┌────────
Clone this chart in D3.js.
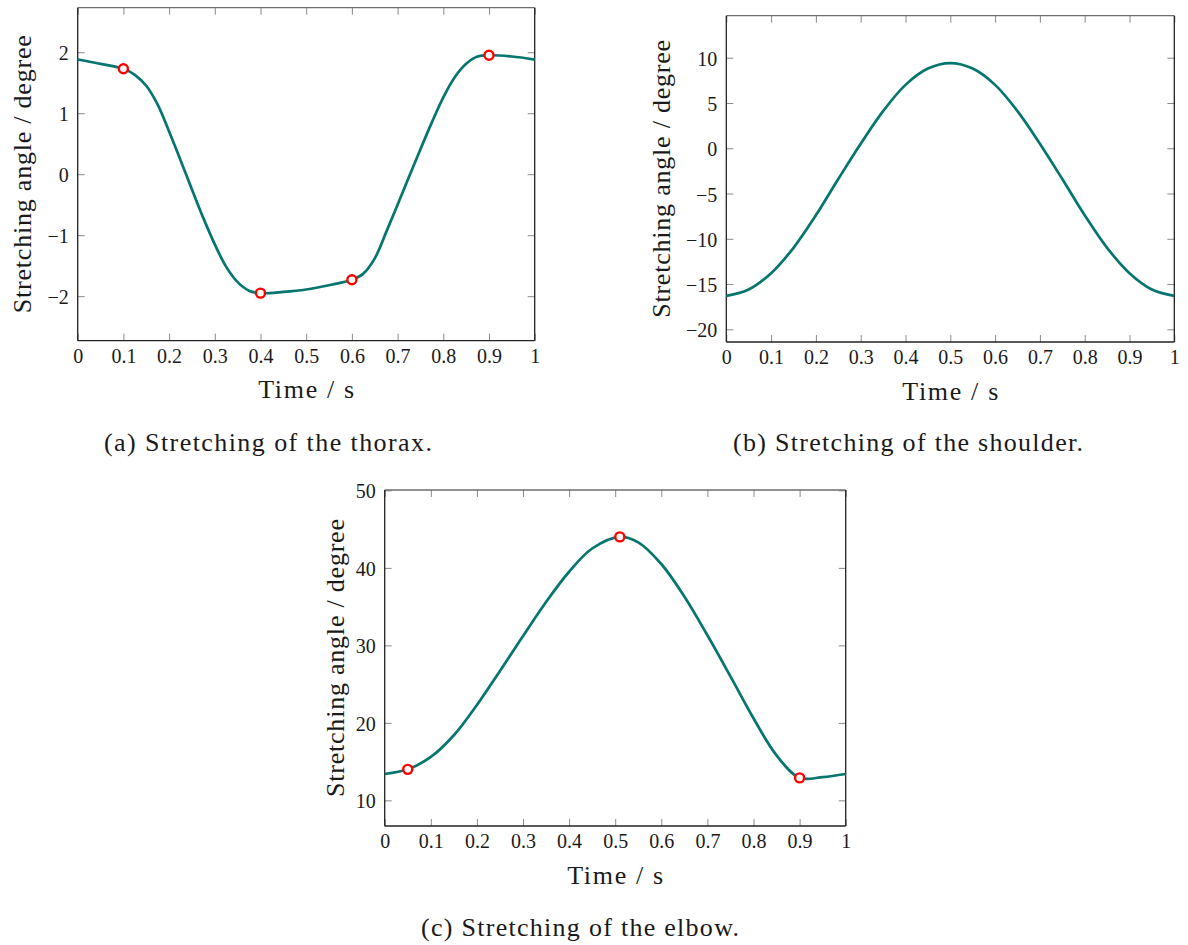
<!DOCTYPE html>
<html>
<head>
<meta charset="utf-8">
<script src="https://cdn.jsdelivr.net/npm/d3@7"></script>
<style>
  html, body { margin: 0; padding: 0; background: #fff; }
  svg { display: block; }
</style>
</head>
<body>
<svg id="chart" width="1188" height="945"></svg>
<script>
// ---------------- data ----------------
const xTickValues = [0, 0.1, 0.2, 0.3, 0.4, 0.5, 0.6, 0.7, 0.8, 0.9, 1];

// (a) thorax
const timeA  = [0, 0.05, 0.1, 0.125, 0.15, 0.175, 0.2, 0.225, 0.25, 0.275, 0.3, 0.325, 0.35, 0.375, 0.4, 0.45, 0.5, 0.55, 0.6, 0.625, 0.65, 0.675, 0.7, 0.725, 0.75, 0.775, 0.8, 0.825, 0.85, 0.875, 0.9, 0.95, 1];
const angleA = [1.88, 1.81, 1.73, 1.63, 1.45, 1.14, 0.70, 0.23, -0.25, -0.72, -1.15, -1.52, -1.77, -1.91, -1.95, -1.93, -1.89, -1.82, -1.73, -1.63, -1.38, -0.95, -0.50, -0.04, 0.41, 0.85, 1.26, 1.59, 1.81, 1.93, 1.95, 1.93, 1.88];
const markTimeA  = [0.1, 0.4, 0.6, 0.9];
const markAngleA = [1.73, -1.95, -1.73, 1.95];
const yTicksA = [-2, -1, 0, 1, 2];

// (b) shoulder
const timeB  = [0, 0.05, 0.1, 0.15, 0.2, 0.25, 0.3, 0.35, 0.4, 0.45, 0.5, 0.55, 0.6, 0.65, 0.7, 0.75, 0.8, 0.85, 0.9, 0.95, 1];
const angleB = [-16.3, -15.6, -13.8, -11.0, -7.4, -3.4, 0.5, 4.1, 7.0, 8.8, 9.4, 8.8, 7.0, 4.1, 0.5, -3.4, -7.4, -11.0, -13.8, -15.6, -16.3];
const yTicksB = [-20, -15, -10, -5, 0, 5, 10];

// (c) elbow
const timeC  = [0, 0.05, 0.1, 0.15, 0.2, 0.25, 0.3, 0.35, 0.4, 0.45, 0.51, 0.55, 0.6, 0.65, 0.7, 0.75, 0.8, 0.85, 0.9, 0.95, 1];
const angleC = [13.4, 14.0, 15.6, 18.4, 22.3, 26.7, 31.2, 35.6, 39.5, 42.5, 44.0, 43.3, 40.5, 36.3, 31.3, 26.0, 20.6, 15.8, 12.9, 13.0, 13.4];
const markTimeC  = [0.05, 0.51, 0.9];
const markAngleC = [14.0, 44.0, 12.9];
const yTicksC = [10, 20, 30, 40, 50];

const xLabel = "Time / s";
const yLabel = "Stretching angle / degree";
const captions = ["(a) Stretching of the thorax.", "(b) Stretching of the shoulder.", "(c) Stretching of the elbow."];

// ---------------- layout ----------------
const FONT = '"Liberation Serif", "DejaVu Serif", serif';
const panels = [
  { t: timeA, v: angleA, mt: markTimeA, mv: markAngleA, yTicks: yTicksA, yDomain: [-2.73, 2.73],
    left: 77.7, right: 534.7, top: 7.7, bottom: 340.7, yLabelX: 30.5, capX: 268, capY: 451, capW: 328, caption: captions[0] },
  { t: timeB, v: angleB, mt: [], mv: [], yTicks: yTicksB, yDomain: [-21.4, 14.64],
    left: 726.3, right: 1174.3, top: 15.7, bottom: 342, yLabelX: 670, capX: 908, capY: 451, capW: 350, caption: captions[1] },
  { t: timeC, v: angleC, mt: markTimeC, mv: markAngleC, yTicks: yTicksC, yDomain: [6.69, 50.05],
    left: 384.7, right: 845.7, top: 490, bottom: 826, yLabelX: 343.5, capX: 580, capY: 936, capW: 318, caption: captions[2] }
];

const svg = d3.select("#chart");
const fmtX = d => (d === 0 ? "0" : d === 1 ? "1" : d.toFixed(1));
const fmtY = d => String(d).replace("-", "\u2212");
const TICK = 7;

panels.forEach(p => {
  const x = d3.scaleLinear().domain([0, 1]).range([p.left, p.right]);
  const y = d3.scaleLinear().domain(p.yDomain).range([p.bottom, p.top]);
  const g = svg.append("g");

  const styleTicks = sel => {
    sel.attr("font-family", null).attr("font-size", null);
    sel.select(".domain").remove();
    sel.selectAll(".tick line").attr("stroke", "#8a8a8a").attr("stroke-width", 1);
  };
  // mirrored inward ticks
  g.append("g").attr("transform", `translate(0,${p.top})`)
    .call(d3.axisTop(x).tickValues(xTickValues).tickSize(-TICK).tickFormat(""))
    .call(styleTicks);
  g.append("g").attr("transform", `translate(${p.right},0)`)
    .call(d3.axisRight(y).tickValues(p.yTicks).tickSize(-TICK).tickFormat(""))
    .call(styleTicks);

  const bx = g.append("g").attr("transform", `translate(0,${p.bottom})`)
    .call(d3.axisBottom(x).tickValues(xTickValues).tickSize(-TICK).tickFormat(fmtX))
    .call(styleTicks);
  bx.selectAll(".tick text")
    .attr("y", 22.3).attr("dy", null)
    .style("font-family", FONT).style("font-size", "20px").attr("fill", "#1a1a1a");

  const ly = g.append("g").attr("transform", `translate(${p.left},0)`)
    .call(d3.axisLeft(y).tickValues(p.yTicks).tickSize(-TICK).tickFormat(fmtY))
    .call(styleTicks);
  ly.selectAll(".tick text")
    .attr("x", -9).attr("dy", "0.38em")
    .style("font-family", FONT).style("font-size", "20px").attr("fill", "#1a1a1a");

  // frame
  const frame = [
    [p.left, p.top, p.right, p.top, "#6e6e6e"],
    [p.left, p.bottom, p.right, p.bottom, "#222"],
    [p.left, p.top, p.left, p.bottom, "#222"],
    [p.right, p.top, p.right, p.bottom, "#222"]
  ];
  frame.forEach(f => g.append("line").attr("x1", f[0]).attr("y1", f[1]).attr("x2", f[2]).attr("y2", f[3])
    .attr("stroke", f[4]).attr("stroke-width", 1.3));

  // curve
  const pts = p.t.map((t, i) => [t, p.v[i]]);
  g.append("path").datum(pts)
    .attr("d", d3.line().x(d => x(d[0])).y(d => y(d[1])).curve(d3.curveCatmullRom.alpha(0.5)))
    .attr("fill", "none").attr("stroke", "#05766f").attr("stroke-width", 2.7)
    .attr("stroke-linejoin", "round");

  // markers
  const mk = p.mt.map((t, i) => [t, p.mv[i]]);
  g.selectAll("circle.mk").data(mk).join("circle").attr("class", "mk")
    .attr("cx", d => x(d[0])).attr("cy", d => y(d[1])).attr("r", 4.5)
    .attr("fill", "#fff").attr("stroke", "#ff0000").attr("stroke-width", 2.4);

  // axis labels
  g.append("text").attr("x", (p.left + p.right) / 2).attr("y", p.bottom + 57.5)
    .attr("text-anchor", "middle").style("font-family", FONT).style("font-size", "26px").attr("fill", "#1a1a1a")
    .attr("textLength", 96).attr("lengthAdjust", "spacing").text(xLabel);
  const cy = (p.top + p.bottom) / 2;
  g.append("text").attr("transform", `translate(${p.yLabelX},${cy}) rotate(-90)`)
    .attr("text-anchor", "middle").style("font-family", FONT).style("font-size", "26px").attr("fill", "#1a1a1a")
    .attr("textLength", 278).attr("lengthAdjust", "spacing").text(yLabel);

  // caption
  g.append("text").attr("x", p.capX).attr("y", p.capY)
    .attr("text-anchor", "middle").style("font-family", FONT).style("font-size", "26px").attr("fill", "#1a1a1a")
    .attr("textLength", p.capW).attr("lengthAdjust", "spacing").text(p.caption);
});
</script>
</body>
</html>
└────────
What the task requires: Exclude the pictures, and transcribe all of the material exactly.

Result for this exercise:
Clone this chart in D3.js.
<!DOCTYPE html>
<html>
<head>
<meta charset="utf-8">
<script src="https://cdn.jsdelivr.net/npm/d3@7"></script>
<style>
  html, body { margin: 0; padding: 0; background: #fff; }
  svg { display: block; }
</style>
</head>
<body>
<svg id="chart" width="1188" height="945"></svg>
<script>
// ---------------- data ----------------
const xTickValues = [0, 0.1, 0.2, 0.3, 0.4, 0.5, 0.6, 0.7, 0.8, 0.9, 1];

// (a) thorax
const timeA  = [0, 0.05, 0.1, 0.125, 0.15, 0.175, 0.2, 0.225, 0.25, 0.275, 0.3, 0.325, 0.35, 0.375, 0.4, 0.45, 0.5, 0.55, 0.6, 0.625, 0.65, 0.675, 0.7, 0.725, 0.75, 0.775, 0.8, 0.825, 0.85, 0.875, 0.9, 0.95, 1];
const angleA = [1.88, 1.81, 1.73, 1.63, 1.45, 1.14, 0.70, 0.23, -0.25, -0.72, -1.15, -1.52, -1.77, -1.91, -1.95, -1.93, -1.89, -1.82, -1.73, -1.63, -1.38, -0.95, -0.50, -0.04, 0.41, 0.85, 1.26, 1.59, 1.81, 1.93, 1.95, 1.93, 1.88];
const markTimeA  = [0.1, 0.4, 0.6, 0.9];
const markAngleA = [1.73, -1.95, -1.73, 1.95];
const yTicksA = [-2, -1, 0, 1, 2];

// (b) shoulder
const timeB  = [0, 0.05, 0.1, 0.15, 0.2, 0.25, 0.3, 0.35, 0.4, 0.45, 0.5, 0.55, 0.6, 0.65, 0.7, 0.75, 0.8, 0.85, 0.9, 0.95, 1];
const angleB = [-16.3, -15.6, -13.8, -11.0, -7.4, -3.4, 0.5, 4.1, 7.0, 8.8, 9.4, 8.8, 7.0, 4.1, 0.5, -3.4, -7.4, -11.0, -13.8, -15.6, -16.3];
const yTicksB = [-20, -15, -10, -5, 0, 5, 10];

// (c) elbow
const timeC  = [0, 0.05, 0.1, 0.15, 0.2, 0.25, 0.3, 0.35, 0.4, 0.45, 0.51, 0.55, 0.6, 0.65, 0.7, 0.75, 0.8, 0.85, 0.9, 0.95, 1];
const angleC = [13.4, 14.0, 15.6, 18.4, 22.3, 26.7, 31.2, 35.6, 39.5, 42.5, 44.0, 43.3, 40.5, 36.3, 31.3, 26.0, 20.6, 15.8, 12.9, 13.0, 13.4];
const markTimeC  = [0.05, 0.51, 0.9];
const markAngleC = [14.0, 44.0, 12.9];
const yTicksC = [10, 20, 30, 40, 50];

const xLabel = "Time / s";
const yLabel = "Stretching angle / degree";
const captions = ["(a) Stretching of the thorax.", "(b) Stretching of the shoulder.", "(c) Stretching of the elbow."];

// ---------------- layout ----------------
const FONT = '"Liberation Serif", "DejaVu Serif", serif';
const panels = [
  { t: timeA, v: angleA, mt: markTimeA, mv: markAngleA, yTicks: yTicksA, yDomain: [-2.73, 2.73],
    left: 77.7, right: 534.7, top: 7.7, bottom: 340.7, yLabelX: 30.5, capX: 268, capY: 451, capW: 328, caption: captions[0] },
  { t: timeB, v: angleB, mt: [], mv: [], yTicks: yTicksB, yDomain: [-21.4, 14.64],
    left: 726.3, right: 1174.3, top: 15.7, bottom: 342, yLabelX: 670, capX: 908, capY: 451, capW: 350, caption: captions[1] },
  { t: timeC, v: angleC, mt: markTimeC, mv: markAngleC, yTicks: yTicksC, yDomain: [6.69, 50.05],
    left: 384.7, right: 845.7, top: 490, bottom: 826, yLabelX: 343.5, capX: 580, capY: 936, capW: 318, caption: captions[2] }
];

const svg = d3.select("#chart");
const fmtX = d => (d === 0 ? "0" : d === 1 ? "1" : d.toFixed(1));
const fmtY = d => String(d).replace("-", "\u2212");
const TICK = 7;

panels.forEach(p => {
  const x = d3.scaleLinear().domain([0, 1]).range([p.left, p.right]);
  const y = d3.scaleLinear().domain(p.yDomain).range([p.bottom, p.top]);
  const g = svg.append("g");

  const styleTicks = sel => {
    sel.attr("font-family", null).attr("font-size", null);
    sel.select(".domain").remove();
    sel.selectAll(".tick line").attr("stroke", "#8a8a8a").attr("stroke-width", 1);
  };
  // mirrored inward ticks
  g.append("g").attr("transform", `translate(0,${p.top})`)
    .call(d3.axisTop(x).tickValues(xTickValues).tickSize(-TICK).tickFormat(""))
    .call(styleTicks);
  g.append("g").attr("transform", `translate(${p.right},0)`)
    .call(d3.axisRight(y).tickValues(p.yTicks).tickSize(-TICK).tickFormat(""))
    .call(styleTicks);

  const bx = g.append("g").attr("transform", `translate(0,${p.bottom})`)
    .call(d3.axisBottom(x).tickValues(xTickValues).tickSize(-TICK).tickFormat(fmtX))
    .call(styleTicks);
  bx.selectAll(".tick text")
    .attr("y", 22.3).attr("dy", null)
    .style("font-family", FONT).style("font-size", "20px").attr("fill", "#1a1a1a");

  const ly = g.append("g").attr("transform", `translate(${p.left},0)`)
    .call(d3.axisLeft(y).tickValues(p.yTicks).tickSize(-TICK).tickFormat(fmtY))
    .call(styleTicks);
  ly.selectAll(".tick text")
    .attr("x", -9).attr("dy", "0.38em")
    .style("font-family", FONT).style("font-size", "20px").attr("fill", "#1a1a1a");

  // frame
  const frame = [
    [p.left, p.top, p.right, p.top, "#6e6e6e"],
    [p.left, p.bottom, p.right, p.bottom, "#222"],
    [p.left, p.top, p.left, p.bottom, "#222"],
    [p.right, p.top, p.right, p.bottom, "#222"]
  ];
  frame.forEach(f => g.append("line").attr("x1", f[0]).attr("y1", f[1]).attr("x2", f[2]).attr("y2", f[3])
    .attr("stroke", f[4]).attr("stroke-width", 1.3));

  // curve
  const pts = p.t.map((t, i) => [t, p.v[i]]);
  g.append("path").datum(pts)
    .attr("d", d3.line().x(d => x(d[0])).y(d => y(d[1])).curve(d3.curveCatmullRom.alpha(0.5)))
    .attr("fill", "none").attr("stroke", "#05766f").attr("stroke-width", 2.7)
    .attr("stroke-linejoin", "round");

  // markers
  const mk = p.mt.map((t, i) => [t, p.mv[i]]);
  g.selectAll("circle.mk").data(mk).join("circle").attr("class", "mk")
    .attr("cx", d => x(d[0])).attr("cy", d => y(d[1])).attr("r", 4.5)
    .attr("fill", "#fff").attr("stroke", "#ff0000").attr("stroke-width", 2.4);

  // axis labels
  g.append("text").attr("x", (p.left + p.right) / 2).attr("y", p.bottom + 57.5)
    .attr("text-anchor", "middle").style("font-family", FONT).style("font-size", "26px").attr("fill", "#1a1a1a")
    .attr("textLength", 96).attr("lengthAdjust", "spacing").text(xLabel);
  const cy = (p.top + p.bottom) / 2;
  g.append("text").attr("transform", `translate(${p.yLabelX},${cy}) rotate(-90)`)
    .attr("text-anchor", "middle").style("font-family", FONT).style("font-size", "26px").attr("fill", "#1a1a1a")
    .attr("textLength", 278).attr("lengthAdjust", "spacing").text(yLabel);

  // caption
  g.append("text").attr("x", p.capX).attr("y", p.capY)
    .attr("text-anchor", "middle").style("font-family", FONT).style("font-size", "26px").attr("fill", "#1a1a1a")
    .attr("textLength", p.capW).attr("lengthAdjust", "spacing").text(p.caption);
});
</script>
</body>
</html>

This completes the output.